This is how I approach this question:
B : L(M) is finite
Now, let’s check NON-MONOTONIC Property
→ P(something ‘x’) = True and P(something ‘y’) = False, then x is strict subset of y.
Now as it is given that M is TM which means we can apply the RICE theorem happily.
Now here ‘x’ = $\phi$ and ‘y’ = a* as both are RE.
Hence we can say that this will follow NON-MONOTONIC property which implies UNRECOGNIZABLE(NOT RE).
D : L(M) is $\phi$
Now, let’s check NON-MONOTONIC Property
→ P(something ‘x’) = True and P(something ‘y’) = False, then x is strict subset of y.
Now as it is given that M is TM which means we can apply the RICE theorem happily.
Now here ‘x’ = $\phi$ and ‘y’ = a* as both are RE.

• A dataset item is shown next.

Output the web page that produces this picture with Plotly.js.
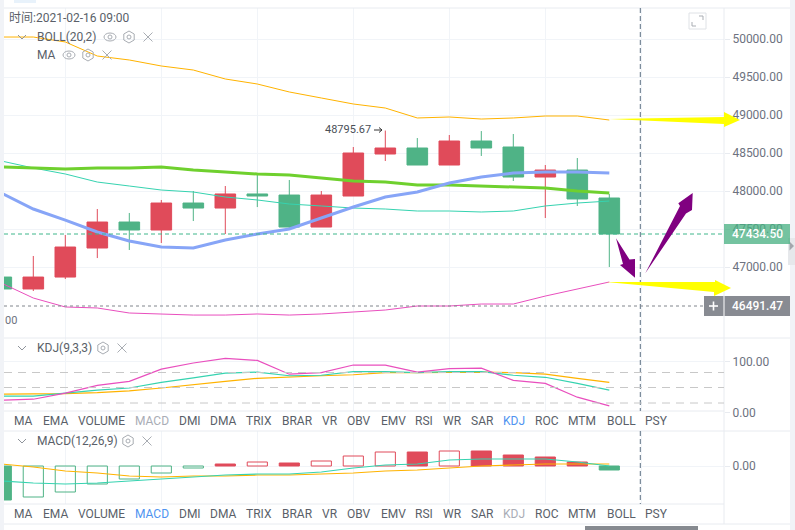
<!DOCTYPE html>
<html><head><meta charset="utf-8">
<script src="https://cdn.plot.ly/plotly-3.0.1.min.js"></script>
<style>html,body{margin:0;padding:0;background:#fff}#c{width:795px;height:530px}</style></head>
<body><div id="c"></div>
<script>
const idx = [0,1,2,3,4,5,6,7,8,9,10,11,12,13,14,15,16,17,18,19];
const open_ = [46868,46711,46868,47250,47592,47487,47842,47776,47961,47947,47526,47934,48487,48566,48342,48658,48579,48184,48276,47908];
const high  = [46880,47145,47421,47763,47711,47882,48000,48066,48211,48145,48000,48579,48795.67,48697,48737,48789,48750,48342,48434,47960];
const low   = [46700,46684,46842,47118,47224,47316,47605,47434,47789,47487,47526,47934,48395,48342,48342,48461,48132,47645,47803,47000];
const close_= [46711,46868,47263,47592,47487,47842,47776,47961,47934,47526,47947,48500,48566,48342,48658,48566,48184,48276,47895,47434.5];
const bollUp  = [50026,50026,49961,49776,49724,49645,49592,49474,49408,49303,49224,49145,49092,48961,48974,48947,48961,48987,48987,48934];
const bollMid = [48395,48303,48224,48118,48066,48013,47987,47921,47882,47829,47803,47776,47763,47737,47737,47724,47737,47803,47842,47868];
const bollLow = [46789,46592,46474,46461,46395,46382,46368,46368,46382,46368,46382,46408,46434,46487,46487,46513,46513,46618,46711,46803];
const maGreen = [48316,48303,48289,48303,48303,48316,48276,48250,48224,48211,48171,48132,48118,48079,48079,48066,48053,48039,48000,47974];
const maBlue  = [47974,47763,47618,47461,47342,47263,47250,47355,47434,47500,47645,47789,47921,47987,48105,48184,48237,48250,48250,48237];
const kdjJ = [25,27,39,54,62,86,98,107,103,76,79,94,94,80,87,88,64,58,31,14];
const kdjK = [33,33,39,45,49,60,69,78,80,73,74,81,81,79,81,81,74,70,58,45];
const kdjD = [37,37,38,40,43.5,49,56,62,68,71,73,75,79,79,80,80,79,76,68,60];
const macdHist = [-340,-310,-260,-180,-130,-70,-20,20,40,30,50,100,140,140,150,150,110,90,40,-40];
const macdHollow = [0,1,1,1,1,1,1,0,1,0,1,1,1,0,1,0,0,0,0,0];
const macdDif = [-150,-170,-180,-170,-150,-130,-110,-90,-80,-80,-60,-20,10,20,60,70,70,70,40,0];
const macdDea = [20,-10,-50,-70,-100,-110,-100,-100,-90,-90,-80,-70,-50,-40,-20,0,10,20,20,20];
const priceTicks = [47000,47500,48000,48500,49000,49500,50000];
const tabs = ["MA","EMA","VOLUME","MACD","DMI","DMA","TRIX","BRAR","VR","OBV","EMV","RSI","WR","SAR","KDJ","ROC","MTM","BOLL","PSY"];
const tabX = [23,55,101,152,190,223,259,297,330,359,393,424,452,482,514,547,582,621,656];

const UP='#e04b5a', DOWN='#4fb386', YEL='#ffb300', TEAL='#36d3b0', PINK='#e94fbe';
const GRID='#f1f4f8', EDGE='#e8ebf0', TXT='#5a5f69', TICK='#6d7280';
const FONT='Roboto, "Noto Sans CJK SC", sans-serif';
const W=795,H=530;
const px=x=>x/W, py=y=>1-y/H;
const pane=(t,b)=>[py(b),py(t)];
const poly=pts=>'M'+pts.map(p=>px(p[0])+','+py(p[1])).join('L')+'Z';
const open=pts=>'M'+pts.map(p=>px(p[0])+','+py(p[1])).join('L');
const P={xref:'paper',yref:'paper'};
const rect=(x0,y0,x1,y1,color,layer)=>({...P,type:'rect',x0:px(x0),x1:px(x1),y0:py(y0),y1:py(y1),fillcolor:color,line:{width:0},layer:layer||'above'});
const hl=(y,x0,x1,color,w,dash)=>({...P,type:'line',x0:px(x0),x1:px(x1),y0:py(y),y1:py(y),line:{color:color,width:w||1,dash:dash||'solid'},layer:'above'});
const vl=(x,y0,y1,color,w,dash)=>({...P,type:'line',x0:px(x),x1:px(x),y0:py(y0),y1:py(y1),line:{color:color,width:w||1,dash:dash||'solid'},layer:'above'});
const stroke=(d,c,w)=>({...P,type:'path',path:d,line:{color:c,width:w||1},layer:'above'});
const fill=(pts,c)=>({...P,type:'path',path:poly(pts),fillcolor:c,line:{width:0},layer:'above'});
const ICON='#a9adb3';
const chevron=(x,y)=>stroke(open([[x-4,y-2],[x,y+2],[x+4,y-2]]),'#8f949b',1);
const cross=(x,y)=>[stroke(open([[x-4.5,y-4.5],[x+4.5,y+4.5]]),ICON,1),stroke(open([[x+4.5,y-4.5],[x-4.5,y+4.5]]),ICON,1)];
const hex=(x,y)=>[stroke(poly([[x,y-6],[x+5.2,y-3],[x+5.2,y+3],[x,y+6],[x-5.2,y+3],[x-5.2,y-3]]),ICON,1),
  {...P,type:'circle',x0:px(x-2),x1:px(x+2),y0:py(y+2),y1:py(y-2),line:{color:ICON,width:1},layer:'above'}];
const eye=(x,y)=>[{...P,type:'circle',x0:px(x-6),x1:px(x+6),y0:py(y+4),y1:py(y-4),line:{color:ICON,width:1},layer:'above'},
  {...P,type:'circle',x0:px(x-2),x1:px(x+2),y0:py(y+2),y1:py(y-2),line:{color:ICON,width:1},layer:'above'}];

const line=(y,c,w,ax)=>({type:'scatter',mode:'lines',x:idx,y:y,yaxis:ax,xaxis:'x',line:{color:c,width:w,shape:'linear'},hoverinfo:'skip',showlegend:false});
const traces=[
 {type:'candlestick',x:idx,open:open_,high:high,low:low,close:close_,xaxis:'x',yaxis:'y',
  increasing:{line:{color:UP,width:1},fillcolor:UP},decreasing:{line:{color:DOWN,width:1},fillcolor:DOWN},whiskerwidth:0,showlegend:false,hoverinfo:'skip'},
 line(bollUp,YEL,1,'y'),line(bollMid,TEAL,1,'y'),line(bollLow,PINK,1,'y'),line(maGreen,'#6fd02e',3,'y'),line(maBlue,'#87a5f7',3,'y'),
 line(kdjD,YEL,1.2,'y2'),line(kdjK,TEAL,1.2,'y2'),line(kdjJ,PINK,1.2,'y2'),
 {type:'bar',x:idx,y:macdHist,width:0.63,xaxis:'x',yaxis:'y3',showlegend:false,hoverinfo:'skip',
  marker:{color:macdHist.map((v,i)=>macdHollow[i]?'rgba(0,0,0,0)':(v>=0?UP:DOWN)),line:{color:macdHist.map(v=>v>=0?UP:DOWN),width:1}}},
 line(macdDea,YEL,1.2,'y3'),line(macdDif,TEAL,1.2,'y3')
];

const yax=(dom,range,vals,text)=>({domain:dom,range:range,side:'right',anchor:'x',tickmode:'array',tickvals:vals,ticktext:text,
  ticks:'outside',ticklen:5,tickcolor:EDGE,gridcolor:GRID,gridwidth:1,zeroline:false,showline:false,
  tickfont:{family:FONT,size:12,color:TICK},fixedrange:true});

const shapes=[
 rect(0,0,4,530,'#f1f3f7'),rect(790,0,795,530,'#f1f3f7'),
 rect(14,0,36,3,'#e8f2fb'),
 rect(4,411,724,431,'#ffffff'),rect(4,504,724,524,'#ffffff'),
 hl(8,4,790,EDGE),hl(338,4,790,EDGE),hl(411,4,724,EDGE),hl(431,4,790,EDGE),hl(504,4,724,EDGE),hl(524,4,790,EDGE),
 vl(724,8,524,EDGE),
 vl(640.3,8,411,'#5d7184',1,'5px,3px'),vl(640.3,431,504,'#5d7184',1,'5px,3px'),
 hl(234,4,724,'#3fb68b',1,'4px,3px'),hl(306,4,724,'#80858c',1,'3px,3px'),
 hl(372.5,4,724,'#c8c8c8',1,'8px,6px'),hl(387.5,4,724,'#c8c8c8',1,'8px,6px'),hl(403,4,724,'#c8c8c8',1,'8px,6px'),
 rect(788,238,795,265,'#e6e8eb'),fill([[789.5,241.5],[794,246],[789.5,250.5]],'#a3a7ad'),
 rect(724,224,790,244,'rgba(72,176,130,0.76)'),
 rect(704,296,790,316,'#888b92'),vl(724,296,316,'#ffffff'),
 hl(306,709,718,'#ffffff',1.6),vl(713.5,301.5,310.5,'#ffffff',1.6),
 rect(585,526,698,530,'#868a90'),
 stroke(poly([[689,13],[706,13],[706,29],[689,29]]),'#dfe2e6',1),
 stroke(open([[699,16],[703,16],[703,20]]),'#a9adb3',1),stroke(open([[692,22],[692,26],[696,26]]),'#a9adb3',1),
 chevron(22,37),chevron(22,348),chevron(22,441),
 ...eye(110,37),...hex(129,37),...cross(148,37),
 ...eye(69,55),...hex(88,55),...cross(107,55),
 ...hex(103,348),...cross(122,348),...hex(128,441),...cross(147,441),
 stroke(open([[374,130],[382,130]]),'#333',1),stroke(open([[379,127.5],[382,130],[379,132.5]]),'#333',1),
 fill([[609,119],[724,117],[724,112],[740,120],[724,127],[724,124]],'#ffff00'),
 fill([[606,282],[715,282],[715,280],[731,288],[714,296],[714,292]],'#ffff00'),
 fill([[645.3,273.3],[680,206],[678.3,203.3],[692.7,193],[692,210],[686,213.5]],'#800080'),
 fill([[616,238.3],[629.5,259.5],[635,259],[635,277.7],[620,265],[623,264]],'#800080')
];

const note=(x,y,t,o)=>Object.assign({...P,x:px(x),y:py(y),text:t,showarrow:false,xanchor:'left',yanchor:'middle',borderpad:0,
  font:{family:FONT,size:12,color:TXT}},o||{});
const annotations=[
 note(8,18,'时间:2021-02-16 09:00'),
 note(36,37,'BOLL(20,2)'),note(36,55,'MA'),note(36,348,'KDJ(9,3,3)'),note(36,441,'MACD(12,26,9)'),
 note(324,130,'48795.67',{font:{family:FONT,size:11,color:'#4a4f57'}}),
 note(4,320,'00',{font:{family:FONT,size:11,color:TICK}}),
 note(757,234,'47434.50',{xanchor:'center',font:{family:FONT,size:12,color:'#ffffff',weight:500}}),
 note(757,306,'46491.47',{xanchor:'center',font:{family:FONT,size:12,color:'#ffffff',weight:500}})
];
tabs.forEach((t,i)=>{
  const c1=t==='KDJ'?'#4f94f0':(t==='MACD'?'#a9adb6':TXT);
  const c2=t==='MACD'?'#4f94f0':(t==='KDJ'?'#a9adb6':TXT);
  annotations.push(note(tabX[i],421,t,{xanchor:'center',font:{family:FONT,size:12,color:c1}}));
  annotations.push(note(tabX[i],514,t,{xanchor:'center',font:{family:FONT,size:12,color:c2}}));
});

const layout={width:W,height:H,autosize:false,margin:{l:0,r:0,t:0,b:0},paper_bgcolor:'#ffffff',plot_bgcolor:'#ffffff',
 showlegend:false,hovermode:false,boxgap:0.08,barmode:'overlay',
 xaxis:{domain:[px(4),px(724)],range:[0.084,22.584],anchor:'y3',tickmode:'array',tickvals:[2,5,8,11,14,17,20],showticklabels:false,ticks:'',
   gridcolor:GRID,gridwidth:1,zeroline:false,showline:false,rangeslider:{visible:false},fixedrange:true},
 yaxis:yax(pane(8,338),[46066,50408],priceTicks,priceTicks.map(v=>v.toFixed(2))),
 yaxis2:yax(pane(338,431),[-35.3,147],[0,100],['0.00','100.00']),
 yaxis3:yax(pane(431,504),[-380,350],[0],['0.00']),
 shapes:shapes,annotations:annotations};
Plotly.newPlot('c',traces,layout,{displayModeBar:false,staticPlot:true});
</script></body></html>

Hence we can say that this will follow NON-MONOTONIC property which implies UNRECOGNIZABLE(NOT RE).
But the actual game starts at Option A, C 🔥
A, C : You can check that, they are MONOTONIC right!!, which means we can’t do anything with the rice theorem now.
Now, We apply GO-METHOD + DOVETAILING.
“As L is infinite, even with dovetailing one can’t recognize members in finite time.”
Which makes these options NOT-RE.